To understand the ‘Brussels bubble’, first you need to learn the lingo. To the uninitiated, turns of phrase like "Oh well it is a Strasbourg week" will seem bizarre. 'Strasbourg week' is when the whole European Parliament moves in vans and on trains once a month from Belgium to France. This writer has never been in a position that merits her a trip to this mysterious junket, but reliable sources relay tales of long-suffering Strasbourg residents boarding up their windows as they hear the MEPs descend.

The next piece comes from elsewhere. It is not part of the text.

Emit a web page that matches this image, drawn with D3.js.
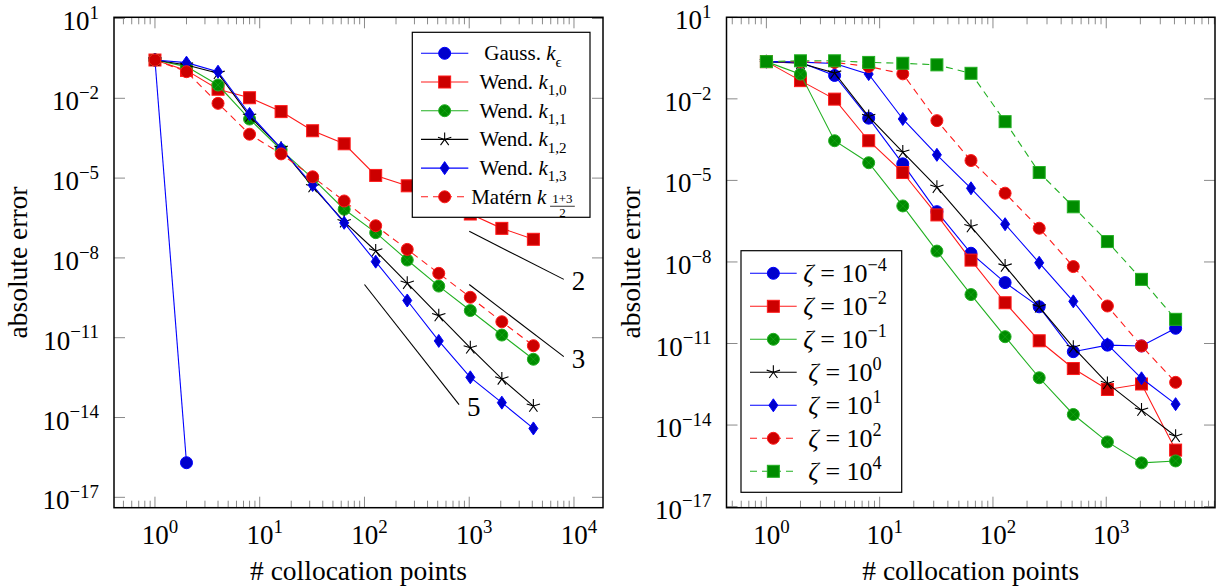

Back in Brussels, the after-work beers are to be found in Place Luxembourg, or ‘Plux’ as some like to call it. It is a square of bars outside the European Parliament attracting a mixed crowd of tourists, young workers from the EU institutions and NGOs. They are joined by the many Brussels based law and consultancy firms, excited underpaid stagiaires (French for interns), and minor political celebrities like UKIP Nigel Farage MEP who for someone so intent on hating the EU and Belgium as a full time job seems not to mind a few lunchtime pints of Guinness while on the continent.
Those unfamiliar with Farage’s work might remember him from his headline grabbing plane crash, where the light aircraft he was travelling in was brought down after his election banner got caught in the propellers. Before this adventure in the skies he tried to play the naughty schoolboy by calling well-respected Belgian politician and president of the European Council Herman Van Rompuy a “damp rag” with “the charisma of a bank clerk” in a blatant attempt to shake up a few news agendas in the run up to the UK general election. He refused to apologise for his childish remarks, conceding only to state that he hadn’t meant to offend any bank clerks. No surprise really that people have a bad opinion of the British.
But aside from the MEPs jostling for headlines, behind the scenes there exists a whole network of European Commission civil servants who are either writing carefully choreographed speeches for commissioners or, in an institution where you need to fill out a request form to move a chair from one room to another, keeping the administrative wheels well oiled.
And if you don’t want people in the rest of Brussels to know you are part of this world, be sure not to head out of the European quarter brandishing the free canvas bag you just picked up at a policy launch or that handy umbrella with the EU flag on it – if not you only have yourself if you are dubbed a Eurocrat.